Наиболее ярко идея просвещения народа была представлена во взглядах Писарева, признававшего за народом большую роль в развитии общества, но только при условии его достаточного духовного развития. А пока этого нет, нереально на него рассчитывать. Поэтому — больше реальных знаний. «Знания составляют ключ к решению общественной задачи»[74]. Писарев осознанно выдвигает дилемму: или самодеятельность народных масс, или преобразующая сила знаний. В статье 1862 г. «Бедная русская мысль» он пишет, что мы не знаем, проснулся ли народ или еще спит. И когда «он проснется, то проснется сам по себе, по внутренней потребности; мы его не разбудили воплями и воззваниями, не разбудим любовью и ласками»[75]. В споре с Добролюбовым он ставит вопрос так: Катерина или Базаров. Народные массы, «люди, которые кормят и одевают нас», составляют пассивный материал, над которым друзьям человечества приходится много работать, но который сам помогает им очень мало. Когда же эта масса просыпается и поднимается в бой, то «… каждое событие оканчивается самой нелепой и печальной развязкой, если у данного народа не оказывается в наличности тех умственных способностей, тех знаний и той опытности, которые могли бы поворотить куда следует дальнейшее течение исторической жизни.
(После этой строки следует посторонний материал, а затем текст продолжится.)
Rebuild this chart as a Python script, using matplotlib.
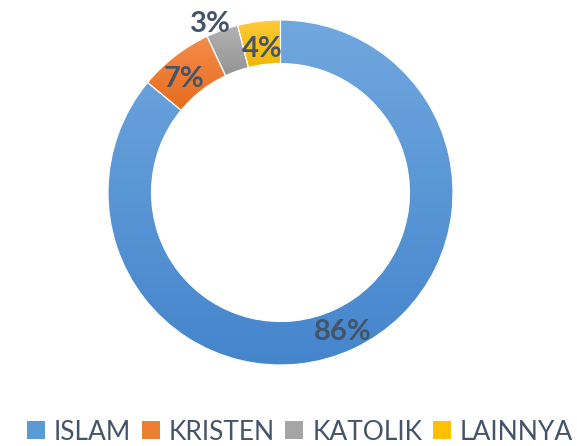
import numpy as np
import matplotlib
matplotlib.use('Agg')
import matplotlib.pyplot as plt
from matplotlib.colors import LinearSegmentedColormap
from matplotlib.patches import Patch

categories = ['ISLAM', 'KRISTEN', 'KATOLIK', 'LAINNYA']
values = [86, 7, 3, 4]
labels = ['86%', '7%', '3%', '4%']

top_colors = ['#70A7DF', '#F58C4C', '#B2B2B2', '#FFCA3A']
bottom_colors = ['#4585CC', '#E56C1D', '#949494', '#F0B700']
mid_colors = ['#5B9BD5', '#ED7D31', '#A5A5A5', '#FFC000']
text_color = '#44546A'

fig = plt.figure(figsize=(5.77, 4.46), dpi=100)
ax = fig.add_axes([0, 0, 1, 1])

cx, cy, R, W = 280.5, 253.5, 172.5, 43.5
wedges, _ = ax.pie(values, center=(cx, cy), radius=R, startangle=90,
                   counterclock=False, colors=mid_colors,
                   wedgeprops=dict(width=W, linewidth=0))

grad = np.linspace(0, 1, 256).reshape(-1, 1)
for w, c0, c1 in zip(wedges, top_colors, bottom_colors):
    ext = w.get_path().get_extents()
    cmap = LinearSegmentedColormap.from_list('g', [c0, c1])
    im = ax.imshow(grad, cmap=cmap, extent=(ext.x0, ext.x1, ext.y0, ext.y1),
                   origin='upper', aspect='auto', zorder=2, interpolation='bilinear')
    im.set_clip_path(w)
    w.set_facecolor('none')
    w.set_edgecolor('white')
    w.set_linewidth(0.8)
    w.set_zorder(3)

# label placement (radius factor, pixel offsets)
label_r = [0.874, 0.874, 1.07, 0.874]
label_dx = [-2, -4, -8, 1]
label_dy = [-3, -6, -5, -6]
for w, lab, rf, dx, dy in zip(wedges, labels, label_r, label_dx, label_dy):
    th = np.deg2rad((w.theta1 + w.theta2) / 2)
    x = cx + rf * R * np.cos(th) + dx
    y = cy + rf * R * np.sin(th) + dy
    ax.text(x, y, lab, ha='center', va='center', fontsize=21,
            fontweight='bold', color=text_color, family='Lato', zorder=5)

handles = [Patch(facecolor=c, edgecolor='none') for c in mid_colors]
leg = ax.legend(handles, categories, loc='center', bbox_to_anchor=(0.52, 0.031),
                ncol=4, frameon=False, handlelength=0.68,
                handleheight=0.68, handletextpad=0.34, columnspacing=0.4,
                borderpad=0, borderaxespad=0, prop={'family': 'Lato', 'size': 19})
for t in leg.get_texts():
    t.set_color(text_color)

ax.set_xlim(0, 577)
ax.set_ylim(0, 446)
ax.set_aspect('equal')
ax.axis('off')

fig.savefig('out.png', dpi=100)
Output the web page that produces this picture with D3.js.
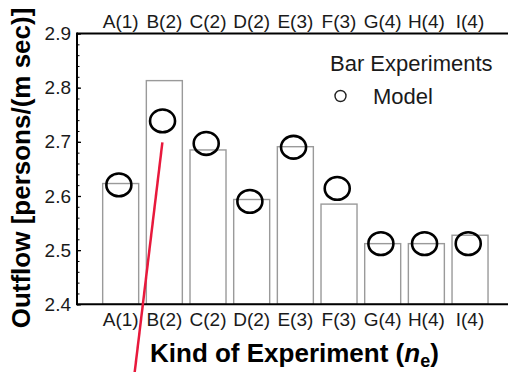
<!DOCTYPE html>
<html><head><meta charset="utf-8">
<script src="https://cdn.jsdelivr.net/npm/d3@7"></script>
<style>
html,body{margin:0;padding:0;background:#fff;}
svg{display:block;font-family:"Liberation Sans",Arial,sans-serif;}
</style></head>
<body>
<svg id="chart" width="508" height="372"></svg>
<script>
const categories = ["A(1)","B(2)","C(2)","D(2)","E(3)","F(3)","G(4)","H(4)","I(4)"];
const experimentValues = [2.623, 2.813, 2.685, 2.5935, 2.691, 2.585, 2.512, 2.512, 2.5275];
const modelValues = [2.6205, 2.7386, 2.697, 2.590, 2.690, 2.614, 2.512, 2.512, 2.512];
const yTicks = [2.4, 2.5, 2.6, 2.7, 2.8, 2.9];
const yMinorTicks = d3.range(2.40, 2.9001, 0.02);
const annotationLine = [{x: 1.955, y: 2.699}, {x: 1.32, y: 2.274}];

const svg = d3.select("#chart");
const x = d3.scaleLinear().domain([0, 10]).range([77, 513.7]);
const y = d3.scaleLinear().domain([2.4, 2.9]).range([304.3, 33.5]);
const barW = 36;

// bars
svg.append("g").selectAll("rect").data(experimentValues).join("rect")
  .attr("x", (d,i) => x(i+1) - barW/2)
  .attr("y", d => y(d))
  .attr("width", barW)
  .attr("height", d => y(2.4) - y(d))
  .attr("fill", "#fff")
  .attr("stroke", "#9a9a9a")
  .attr("stroke-width", 1.4);

// axes lines
const frame = svg.append("g").attr("stroke", "#000").attr("stroke-width", 2);
frame.append("line").attr("x1", x(0)).attr("x2", 508).attr("y1", y(2.9)).attr("y2", y(2.9));
frame.append("line").attr("x1", x(0)).attr("x2", 508).attr("y1", y(2.4)).attr("y2", y(2.4));
frame.append("line").attr("x1", x(0)).attr("x2", x(0)).attr("y1", y(2.9)-1).attr("y2", y(2.4)+1);

// y axis via d3 axis (inward ticks)
const yAxis = d3.axisRight(y).tickValues(yTicks).tickSize(4).tickFormat("");
const ya = svg.append("g").attr("transform", `translate(${x(0)},0)`).call(yAxis);
ya.select(".domain").remove();
ya.selectAll("line").attr("stroke", "#000").attr("stroke-width", 1.3);
const yMinor = d3.axisRight(y).tickValues(yMinorTicks).tickSize(2.5).tickFormat("");
const ym = svg.append("g").attr("transform", `translate(${x(0)},0)`).call(yMinor);
ym.select(".domain").remove();
ym.selectAll("line").attr("stroke", "#000").attr("stroke-width", 1);

// y tick labels
svg.append("g").selectAll("text").data(yTicks).join("text")
  .attr("x", x(0) - 6).attr("y", d => y(d))
  .attr("dy", "0.35em")
  .attr("text-anchor", "end")
  .attr("font-size", 19).attr("fill", "#1a1a1a")
  .text(d => d.toFixed(1));

// category labels bottom and top
svg.append("g").selectAll("text").data(categories).join("text")
  .attr("x", (d,i) => x(i+1)).attr("y", 325.5)
  .attr("text-anchor", "middle").attr("font-size", 19).attr("fill", "#1a1a1a")
  .text(d => d);
svg.append("g").selectAll("text").data(categories).join("text")
  .attr("x", (d,i) => x(i+1)).attr("y", 27.5)
  .attr("text-anchor", "middle").attr("font-size", 19).attr("fill", "#1a1a1a")
  .text(d => d);

// model markers
svg.append("g").selectAll("ellipse").data(modelValues).join("ellipse")
  .attr("cx", (d,i) => x(i+1) - 1.8)
  .attr("cy", d => y(d))
  .attr("rx", 12.5).attr("ry", 11.4)
  .attr("fill", "none").attr("stroke", "#000").attr("stroke-width", 2.6);

// legend
svg.append("text").attr("x", 330).attr("y", 70.5).attr("font-size", 22).attr("fill", "#1a1a1a").text("Bar Experiments");
svg.append("circle").attr("cx", 340.5).attr("cy", 96).attr("r", 5.5)
  .attr("fill", "none").attr("stroke", "#222").attr("stroke-width", 1.4);
svg.append("text").attr("x", 373).attr("y", 104).attr("font-size", 22).attr("fill", "#1a1a1a").text("Model");

// axis titles
const xt = svg.append("text").attr("x", 150).attr("y", 362)
  .attr("font-size", 26).attr("font-weight", "bold").attr("fill", "#000");
xt.append("tspan").text("Kind of Experiment (");
xt.append("tspan").attr("font-style", "italic").text("n");
xt.append("tspan").attr("font-size", 18).attr("dy", 5).text("e");
xt.append("tspan").attr("dy", -5).text(")");

svg.append("text")
  .attr("transform", "translate(30,168) rotate(-90)")
  .attr("text-anchor", "middle")
  .attr("font-size", 26).attr("font-weight", "bold").attr("fill", "#000")
  .text("Outflow [persons/(m sec)]");

// red annotation line
svg.append("path").datum(annotationLine)
  .attr("d", d3.line().x(d => x(d.x)).y(d => y(d.y)))
  .attr("stroke", "#e8193c").attr("stroke-width", 2.5).attr("fill", "none");
</script>
</body></html>
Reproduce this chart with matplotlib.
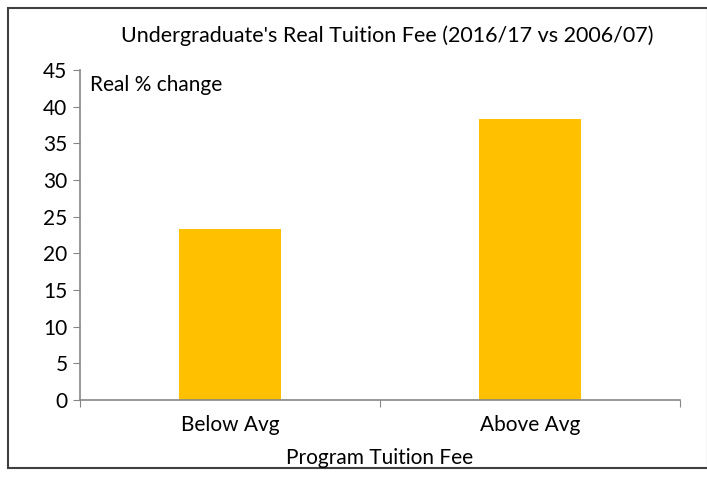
import matplotlib
matplotlib.use("Agg")
import matplotlib.pyplot as plt
from matplotlib.patches import Rectangle

categories = ["Below Avg", "Above Avg"]
values = [23.3, 38.3]
yticks = [0, 5, 10, 15, 20, 25, 30, 35, 40, 45]

plt.rcParams['font.family'] = ['Lato', 'DejaVu Sans']
FS = 15

fig = plt.figure(figsize=(7.07, 4.78), dpi=100)
W, H = 707, 478
ax = fig.add_axes([80 / W, 1 - 400 / H, 600 / W, 330 / H])

x = range(len(categories))
ax.bar(x, values, width=0.34, color='#FFC000')

ax.set_xlim(-0.5, 1.5)
ax.set_ylim(0, 45)
ax.set_yticks(yticks)
ax.set_xticks([-0.5, 0.5, 1.5], minor=False)
ax.set_xticklabels([])
ax.set_xticks(list(x), minor=True)
ax.set_xticklabels(categories, minor=True, fontsize=FS)
ax.tick_params(axis='x', which='minor', length=0, pad=11)
ax.tick_params(axis='x', which='major', length=5, color='#868686', direction='out')
ax.tick_params(axis='y', length=5, color='#868686', labelsize=FS, pad=4)

for s in ['top', 'right']:
    ax.spines[s].set_visible(False)
for s in ['left', 'bottom']:
    ax.spines[s].set_color('#868686')
    ax.spines[s].set_linewidth(1.2)

ax.text(0.017, 0.955, "Real % change", transform=ax.transAxes, fontsize=FS,
        ha='left', va='center')

fig.text(387 / W, 1 - 36 / H, "Undergraduate's Real Tuition Fee (2016/17 vs 2006/07)",
         fontsize=FS + 0.5, ha='center', va='center')
fig.text(380 / W, 1 - 458 / H, "Program Tuition Fee", fontsize=FS,
         ha='center', va='center')

# chart border
fig.patches.append(Rectangle((8 / W, 1 - 468 / H), 700 / W, 460 / H,
                             transform=fig.transFigure, fill=False,
                             edgecolor='#404040', linewidth=1.5))

fig.savefig("out.png", dpi=100)
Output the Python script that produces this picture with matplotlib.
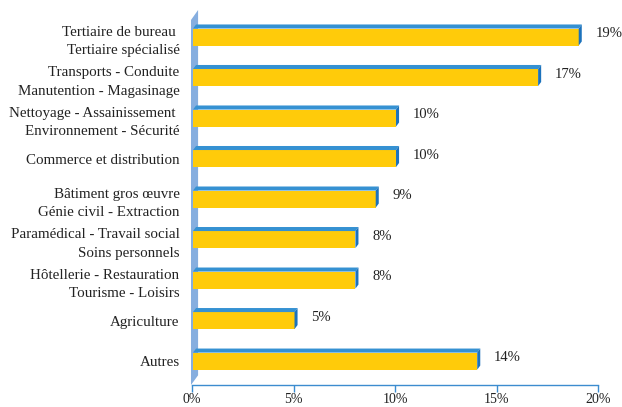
import matplotlib
matplotlib.use("Agg")
import matplotlib.pyplot as plt
from matplotlib.patches import Polygon
import numpy as np

categories = [
    "Tertiaire de bureau \nTertiaire spécialisé",
    "Transports - Conduite\nManutention - Magasinage",
    "Nettoyage - Assainissement \nEnvironnement - Sécurité",
    "Commerce et distribution",
    "Bâtiment gros œuvre\nGénie civil - Extraction",
    "Paramédical - Travail social\nSoins personnels",
    "Hôtellerie - Restauration\nTourisme - Loisirs",
    "Agriculture",
    "Autres",
]
values = [19, 17, 10, 10, 9, 8, 8, 5, 14]
xticks = [0, 5, 10, 15, 20]
xticklabels = ["0%", "5%", "10%", "15%", "20%"]

plt.rcParams['font.family'] = ['Liberation Serif', 'DejaVu Serif']

fig = plt.figure(figsize=(6.22, 4.07), dpi=100)
ax = fig.add_axes([192/622, 22/407, (598-192)/622, (385-10)/407])

yellow = "#FFCB0A"
top_blue = "#3591D2"
side_blue = "#1C72BC"
wall_blue = "#86AEDF"
axis_blue = "#3C8CCF"
txt = "#222222"

ax.set_xlim(0, 20)
ax.set_ylim(8.59, -0.667)

h = 0.42
dx = 0.15
dy = 0.10

# wall
wx = 0.3
wall = Polygon([(-0.05, 8.59), (-0.05, -0.42), (wx, -0.667), (wx, 8.35)],
               closed=True, facecolor=wall_blue, edgecolor="none", zorder=1, clip_on=False)
ax.add_patch(wall)

ys = np.arange(len(values))
ax.barh(ys, values, height=h, color=yellow, zorder=3, left=0.05)
for y, v in zip(ys, values):
    x0, x1 = 0.05, 0.05 + v
    ytop = y - h/2
    ybot = y + h/2
    top = Polygon([(x0, ytop), (x0 + dx, ytop - dy), (x1 + dx, ytop - dy), (x1, ytop)],
                  closed=True, facecolor=top_blue, edgecolor="none", zorder=3)
    side = Polygon([(x1, ytop), (x1 + dx, ytop - dy), (x1 + dx, ybot - dy), (x1, ybot)],
                   closed=True, facecolor=side_blue, edgecolor="none", zorder=3)
    ax.add_patch(top)
    ax.add_patch(side)
    ax.annotate(f"{v}%", xy=(x1 + dx, y - 0.08), xytext=(10, 0), textcoords="offset points",
                ha="left", va="center", fontsize=10.5, color=txt, zorder=4)

ax.set_yticks(ys)
ax.set_yticklabels(categories, fontsize=10.8, color=txt, ha="right", linespacing=1.55)
ax.tick_params(axis="y", length=0, pad=9)

ax.set_xticks(xticks)
ax.set_xticklabels(xticklabels, fontsize=10, color=txt)
ax.tick_params(axis="x", length=5, width=1, color=axis_blue, pad=1, direction="out")

for s in ["top", "right", "left"]:
    ax.spines[s].set_visible(False)
ax.spines["bottom"].set_color(axis_blue)
ax.spines["bottom"].set_linewidth(1)
ax.set_facecolor("none")

fig.savefig("out.png", dpi=100)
Посмотрите, например, на первую французскую революцию: энергии, героизма, любви к отечеству и всяких других добродетелей было истрачено столько, что их хватило бы на освобождение всех народов земного шара; а между тем движение завершилось военным деспотизмом и позорнейшею реставрациею именно от того, что не нашлось в запасе положительных знаний, без которых и самый гениальный организатор всегда потерпит полнейшую неудачу»[76]. Отсюда и культ знания у Базарова, истовая вера в их силу. Надежды на прогресс знаний и их решающую роль были связаны и с тем, что российская действительность 60-х годов была временем спада революционного движения, ситуация 1859-61 гг. не переросла в революцию, поутихли крестьянские волнения. Этим объясняются и представления Писарева, что накопление сил — это накопление знаний, и этот подход постепенно преобразуется в проблему взаимосвязи стихийности и сознательности.
Мы привели эти многочисленные высказывания русских западников и революционных демократов, чтобы показать, что при всей их озабоченности положением народа они понимали его отсталость, неразвитость и свои надежды связывали не просто с революционным взрывом, а часто не столько с ним, сколько с его просвещением, с развитием его сознания.